Posted on Thursday 7 May 2015 by Ulster Business


Uu film and broadcast industry needs support

Ulster University Chancellor James Nesbitt, Fiona McElroy and Dr Colm Murphy of Ulster University with a copy of the University's Honeycomb - Creative Works Framing your Future report. Picture: Mark Marlow/Harrisons

The film and broadcast industry needs more government support to secure the future of the sector in Northern Ireland over the coming years.

That is the finding of a new report from Ulster University which revealed that levels of government backing for film and broadcast companies are lower here than that offered to similar companies analysed in the west of Scotland and the Scottish Borders.

It said the additional support should be targeted at investment in new technology and skills development, particularly for freelancers.

The report – Framing your Future - also suggested help to develop business skills and start ups, to reduce reliance on the domestic market and to ensure that firms across NI can bid for their share of network production spend.
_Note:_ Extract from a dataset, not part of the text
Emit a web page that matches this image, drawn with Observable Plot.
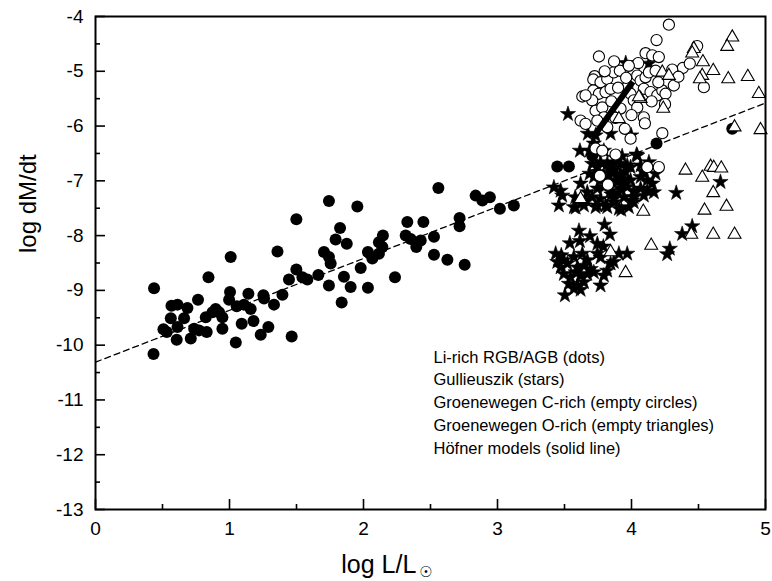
<!DOCTYPE html>
<html>
<head>
<meta charset="utf-8">
<script src="https://cdn.jsdelivr.net/npm/d3@7"></script>
<script src="https://cdn.jsdelivr.net/npm/@observablehq/plot@0.6"></script>
<style>
  html, body { margin: 0; padding: 0; background: white; }
</style>
</head>
<body>
<script>
// ---------- data (log L/Lsun, log dM/dt) ----------
const liRichDots = [
  [0.437,-8.96],[0.433,-10.16],[0.567,-9.28],[0.612,-9.26],[0.686,-9.32],[0.765,-9.17],
  [0.562,-9.51],[0.661,-9.51],[0.507,-9.71],[0.532,-9.76],[0.612,-9.67],[0.606,-9.90],
  [0.711,-9.88],[0.736,-9.70],[0.773,-9.73],[0.830,-9.76],[0.823,-9.49],[0.873,-9.40],
  [0.897,-9.34],[0.922,-9.40],[0.947,-9.49],[0.947,-9.70],[0.843,-8.76],[1.009,-8.39],
  [1.004,-9.03],[0.997,-9.17],[1.054,-9.29],[1.108,-9.26],[1.141,-9.06],[1.158,-9.34],
  [1.091,-9.61],[1.179,-9.56],[1.047,-9.95],[1.253,-9.09],[1.258,-9.15],[1.332,-9.26],
  [1.290,-9.67],[1.233,-9.81],[1.395,-9.08],[1.358,-8.29],[1.444,-8.80],[1.499,-8.62],
  [1.544,-8.76],[1.581,-8.80],[1.464,-9.84],[1.499,-7.70],[1.663,-8.72],[1.742,-7.37],
  [1.705,-8.30],[1.742,-8.39],[1.755,-8.51],[1.825,-7.86],[1.792,-8.07],[1.875,-8.15],
  [1.742,-8.91],[1.854,-8.75],[1.904,-8.94],[1.837,-9.22],[1.954,-7.47],[1.979,-8.59],
  [2.033,-8.30],[2.066,-8.42],[2.115,-8.33],[2.141,-8.21],[2.115,-8.12],[2.145,-8.00],
  [2.033,-8.95],[2.235,-8.76],[2.327,-7.75],[2.447,-7.75],[2.315,-8.00],[2.352,-8.06],
  [2.394,-8.21],[2.427,-8.09],[2.526,-8.02],[2.526,-8.35],[2.626,-8.44],[2.755,-8.53],
  [2.559,-7.13],[2.717,-7.68],[2.717,-7.83],[2.837,-7.27],[2.887,-7.36],[2.943,-7.30],
  [3.018,-7.51],[3.122,-7.45],[3.446,-6.74],[3.533,-6.74],[4.187,-6.32],[4.752,-6.05],
  [3.707,-6.54],[3.745,-6.45]
];

const gullieuszikStars = [
  [3.957,-4.85],[4.13,-4.86],[3.526,-5.78],[3.615,-6.45],[3.674,-6.14],[3.844,-6.14],
  [3.998,-6.17],[4.038,-6.52],[4.13,-6.66],[4.664,-7.02],[4.334,-7.22],[4.167,-7.21],
  [4.092,-7.27],[4.005,-7.36],[3.924,-7.53],[4.453,-7.83],[4.378,-7.97],[4.286,-8.24],
  [4.266,-8.34],[3.421,-7.12],[3.471,-7.18],[3.483,-7.27],[3.458,-7.45],[3.583,-7.49],
  [3.745,-7.45],[3.819,-7.48],[3.868,-7.39],
  [3.732,-6.17],[3.687,-6.45],[4.043,-6.54],[3.993,-6.75],[4.068,-6.72],[4.18,-6.87],
  [3.707,-6.69],[3.745,-6.75],[3.769,-6.66],[3.819,-6.69],[3.868,-6.66],[3.918,-6.69],
  [3.968,-6.72],[3.868,-6.81],[3.918,-6.87],[3.819,-6.87],[3.955,-6.84],[3.719,-6.93],
  [3.769,-6.99],[3.844,-6.99],[3.894,-7.02],[3.943,-6.96],[3.993,-6.99],[4.068,-6.93],
  [4.118,-6.99],[4.155,-7.05],[3.745,-7.14],[3.794,-7.11],[3.844,-7.18],[3.918,-7.14],
  [3.968,-7.11],[4.017,-7.18],[4.068,-7.14],[3.67,-7.21],[3.707,-7.30],[3.769,-7.33],
  [3.868,-7.33],[3.943,-7.30],[4.017,-7.30],[3.57,-7.48],[3.645,-7.45],[3.732,-7.48],
  [3.806,-7.45],[3.906,-7.51],[3.98,-7.48],[4.017,-7.39],[3.687,-6.87],[3.757,-6.84],
  [4.092,-6.84],[4.118,-7.18],[3.719,-6.32],[3.794,-6.45],[3.88,-6.58],[3.93,-6.55],
  [3.85,-7.25],[3.62,-7.05],[3.58,-7.30],[3.89,-6.92],[3.84,-6.78],[3.95,-7.05],
  [3.80,-6.95],[3.90,-7.22],[3.66,-7.35],
  [3.799,-7.80],[3.608,-7.91],[3.839,-7.98],[3.69,-8.01],[3.54,-8.14],[3.615,-8.10],
  [3.745,-8.15],[3.79,-8.20],[3.434,-8.33],[3.476,-8.36],[3.633,-8.33],[3.57,-8.39],
  [3.745,-8.33],[3.769,-8.40],[3.906,-8.33],[3.968,-8.33],[3.844,-8.51],[3.868,-8.48],
  [3.471,-8.58],[3.521,-8.51],[3.596,-8.58],[3.645,-8.55],[3.695,-8.61],[3.495,-8.70],
  [3.545,-8.76],[3.583,-8.67],[3.62,-8.73],[3.67,-8.70],[3.719,-8.67],[3.794,-8.73],
  [3.533,-8.88],[3.596,-8.91],[3.645,-8.85],[3.769,-8.91],[3.57,-8.97],[3.62,-8.99],
  [3.503,-9.09],[3.446,-8.48],[3.495,-8.45],[3.67,-8.45],[3.819,-8.64]
];

const cRichCircles = [
  [4.279,-4.15],[4.187,-4.43],[4.49,-4.54],[3.757,-4.73],[4.105,-4.67],[4.155,-4.71],
  [4.204,-4.74],[4.383,-4.94],[4.435,-4.86],[4.304,-4.97],[3.725,-5.09],[3.715,-5.15],
  [3.769,-5.20],[3.819,-5.14],[3.868,-5.02],[3.913,-4.99],[4.017,-4.99],[4.043,-5.08],
  [4.068,-5.17],[4.105,-5.11],[4.13,-5.02],[4.18,-4.99],[3.633,-5.46],[3.715,-5.35],
  [3.757,-5.41],[3.806,-5.38],[3.844,-5.32],[3.707,-5.53],[3.732,-5.72],[3.782,-5.66],
  [3.794,-5.84],[3.881,-5.75],[3.918,-5.68],[3.968,-5.29],[3.993,-5.41],[4.017,-5.53],
  [4.043,-5.66],[4.092,-5.32],[4.142,-5.38],[4.192,-5.44],[4.23,-5.35],[4.254,-5.41],
  [4.316,-5.26],[4.54,-5.29],[4.092,-5.84],[4.23,-6.13],[3.62,-5.90],[3.657,-5.96],
  [3.745,-5.90],[3.819,-6.02],[3.993,-6.23],[3.732,-6.41],[3.782,-6.45],[3.881,-6.52],
  [4.118,-6.75],[4.204,-6.75],[3.764,-6.91],[3.824,-7.07],[3.657,-5.44],
  [3.85,-5.55],[3.90,-5.30],[4.00,-5.80],[4.15,-5.55],[4.25,-5.60],[3.95,-6.05],
  [4.10,-5.95],[3.88,-5.85],[4.20,-5.20],[4.05,-4.85],[3.98,-4.90],[4.35,-5.10],
  [3.80,-5.00],[3.87,-4.82],[3.96,-5.12]
];

const oRichTriangles = [
  [4.752,-4.38],[4.714,-4.55],[4.465,-4.59],[4.453,-4.67],[4.533,-4.83],[4.61,-4.99],
  [4.528,-5.08],[4.51,-5.14],[4.722,-5.14],[4.868,-5.10],[4.95,-5.41],[4.23,-5.02],
  [4.279,-5.08],[4.068,-5.50],[4.237,-5.68],[3.906,-5.87],[4.769,-6.02],[4.963,-6.07],
  [4.055,-5.47],
  [4.403,-6.81],[4.59,-6.74],[4.614,-6.76],[4.67,-6.77],[4.528,-6.94],[4.61,-7.22],
  [3.62,-7.33],[4.088,-7.56],[4.545,-7.54],[4.709,-7.47],[4.446,-7.98],[4.61,-7.98],
  [4.769,-7.98],[4.147,-8.18],[3.844,-8.30],[3.956,-8.68]
];

const hofnerX = [3.71, 4.01];
const hofnerY = [-6.22, -5.19];

const fitX = [0, 5];
const fitY = [-10.31, -5.58];

const xTicks = [0, 1, 2, 3, 4, 5];
const xMinor = [0.5, 1.5, 2.5, 3.5, 4.5];
const yTicks = [-13, -12, -11, -10, -9, -8, -7, -6, -5, -4];
const yMinor = [-12.5, -11.5, -10.5, -9.5, -8.5, -7.5, -6.5, -5.5, -4.5];

const xLabel = "log L/L";
const xLabelSub = "\u2609";
const yLabel = "log dM/dt";
const legendLines = [
  "Li-rich RGB/AGB (dots)",
  "Gullieuszik (stars)",
  "Groenewegen C-rich (empty circles)",
  "Groenewegen O-rich (empty triangles)",
  "Höfner models (solid line)"
];

// ---------- chart ----------
const hofner = hofnerX.map((x, i) => ({x, y: hofnerY[i]}));
const fit = fitX.map((x, i) => ({x, y: fitY[i]}));
const noText = () => "";

const chart = Plot.plot({
  width: 772,
  height: 581,
  marginLeft: 95,
  marginRight: 7,
  marginTop: 16,
  marginBottom: 72,
  x: {domain: [0, 5]},
  y: {domain: [-13, -4]},
  style: {fontFamily: "'Liberation Sans', Arial, sans-serif", background: "white", color: "black"},
  marks: [
    Plot.axisX({ticks: xTicks, tickSize: 0, tickPadding: 12, fontSize: 19, label: null, tickFormat: d => String(d)}),
    Plot.axisX({ticks: xTicks, tickSize: -10, strokeWidth: 1.6, label: null, tickFormat: noText}),
    Plot.axisX({ticks: xMinor, tickSize: -5, strokeWidth: 1.6, label: null, tickFormat: noText}),
    Plot.axisY({ticks: yTicks, tickSize: 0, tickPadding: 12, fontSize: 19, label: null, tickFormat: d => String(d)}),
    Plot.axisY({ticks: yTicks, tickSize: -10, strokeWidth: 1.6, label: null, tickFormat: noText}),
    Plot.axisY({ticks: yMinor, tickSize: -5, strokeWidth: 1.6, label: null, tickFormat: noText}),
    Plot.dot(liRichDots, {x: d => d[0], y: d => d[1], r: 6, fill: "black", stroke: "none"}),
    Plot.line(fit, {x: "x", y: "y", stroke: "black", strokeWidth: 1.3, strokeDasharray: "6,4"}),
    Plot.dot(gullieuszikStars, {x: d => d[0], y: d => d[1], symbol: "star", r: 4.8, fill: "black", stroke: "black", strokeWidth: 0.6}),
    Plot.dot(cRichCircles, {x: d => d[0], y: d => d[1], r: 5.6, fill: "white", stroke: "black", strokeWidth: 1.1}),
    Plot.dot(oRichTriangles, {x: d => d[0], y: d => d[1], symbol: "triangle", r: 4.8, fill: "white", stroke: "black", strokeWidth: 1.1}),
    Plot.line(hofner, {x: "x", y: "y", stroke: "black", strokeWidth: 6, strokeLinecap: "butt"}),
    Plot.text([legendLines.join("\n")], {text: d => d, frameAnchor: "top-left", dx: 338, dy: 330, lineAnchor: "top", lineHeight: 1.38, fontSize: 16.5, textAnchor: "start"}),
    Plot.text([yLabel], {text: d => d, frameAnchor: "left", dx: -67, dy: -10, rotate: -90, fontSize: 24}),
    Plot.frame({stroke: "black", strokeWidth: 2})
  ]
});

document.body.append(chart);

// x-axis label with the solar symbol as a subscript
const svg = d3.select(chart);
const lab = svg.append("text")
  .attr("x", 387)
  .attr("y", 573)
  .attr("font-size", 25)
  .attr("font-family", "'Liberation Sans', Arial, sans-serif")
  .attr("fill", "black")
  .text(xLabel);
lab.append("tspan")
  .attr("font-size", 15)
  .attr("dx", 3)
  .attr("dy", 4)
  .attr("font-family", "'DejaVu Sans', sans-serif")
  .text(xLabelSub);
</script>
</body>
</html>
Dr Colm Murphy, Head of Film, Media and Journalism at Ulster University and co-author of the Framing your Future report, said the sector suffers from under-investment.
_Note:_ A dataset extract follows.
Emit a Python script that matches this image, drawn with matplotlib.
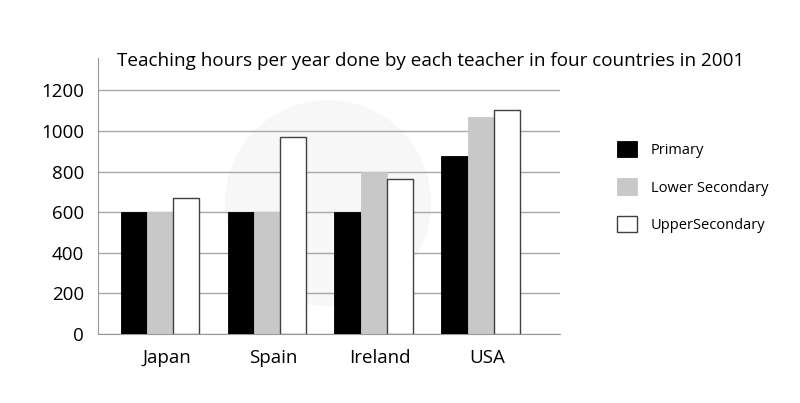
import matplotlib
matplotlib.use("Agg")
import matplotlib.pyplot as plt
from matplotlib.patches import Ellipse
import numpy as np

plt.rcParams['font.family'] = ['Open Sans', 'DejaVu Sans']

# data
countries = ["Japan", "Spain", "Ireland", "USA"]
primary = [600, 600, 600, 875]
lower_secondary = [600, 600, 800, 1070]
upper_secondary = [670, 970, 765, 1105]
series_names = ["Primary", "Lower Secondary", "UpperSecondary"]
title = "Teaching hours per year done by each teacher in four countries in 2001"

fig = plt.figure(figsize=(8, 4.03), dpi=100)
ax = fig.add_axes([98 / 800, 1 - 334 / 403, 462 / 800, 276 / 403])
ax.patch.set_visible(False)

# faint watermark circle behind the plot
fig.patches.append(Ellipse((328 / 800, 1 - 203 / 403), 206 / 800, 206 / 403,
                           transform=fig.transFigure, facecolor="#f7f7f7",
                           edgecolor="none", zorder=-5))

x = np.arange(len(countries))
w = 0.246
b1 = ax.bar(x - w, primary, w, color="black", edgecolor="black", linewidth=0.6, zorder=3)
b2 = ax.bar(x, lower_secondary, w, color="#c8c8c8", edgecolor="#c8c8c8", linewidth=0.6, zorder=3)
b3 = ax.bar(x + w, upper_secondary, w, color="white", edgecolor="#404040", linewidth=1.0, zorder=3)

ax.set_xlim(-0.58, 3.74)
ax.set_ylim(0, 1360)
ax.set_yticks(range(0, 1201, 200))
ax.yaxis.grid(True, color="#a8a8a8", linewidth=1.0, zorder=0)
ax.set_axisbelow(True)
ax.set_xticks(x + 0.06)
ax.set_xticklabels(countries)
ax.tick_params(axis="both", length=0, labelsize=13.5, colors="black")
ax.tick_params(axis="x", pad=11)
ax.tick_params(axis="y", pad=10)
for s in ["top", "right"]:
    ax.spines[s].set_visible(False)
ax.spines["left"].set_color("#999999")
ax.spines["bottom"].set_color("#999999")

fig.text(431 / 800, 1 - 61 / 403, title, ha="center", va="center", fontsize=13.6)

fig.legend([b1, b2, b3], series_names, loc="upper left",
           bbox_to_anchor=(617 / 800, 1 - 141 / 403), frameon=False,
           fontsize=10.5, handlelength=1.35, handleheight=1.35,
           labelspacing=1.4, handletextpad=0.95, borderpad=0, borderaxespad=0)

fig.savefig("out.png", dpi=100)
“The majority of companies are small and almost 50% rely on freelance skills to fulfil key contracts,” he said. “Most have little additional time or resource to enhance core business management, international networking or technical skills that would strengthen the companies and the local economy.

“Our report has highlighted the challenges faced by the sector and identifies some actions which could position creative industries as a whole in Northern Ireland more competitively, not just locally but also in export markets.”

The report, complied by Ulster University and launched by its Chancellor James Nesbitt, makes a series of recommendations on how the sector could be better supported and developed based on a detailed analysis of 87 companies. The Honeycomb – Creative Works initiative is managed by Ulster University and funded by the EU’s INTERREG IVA programme.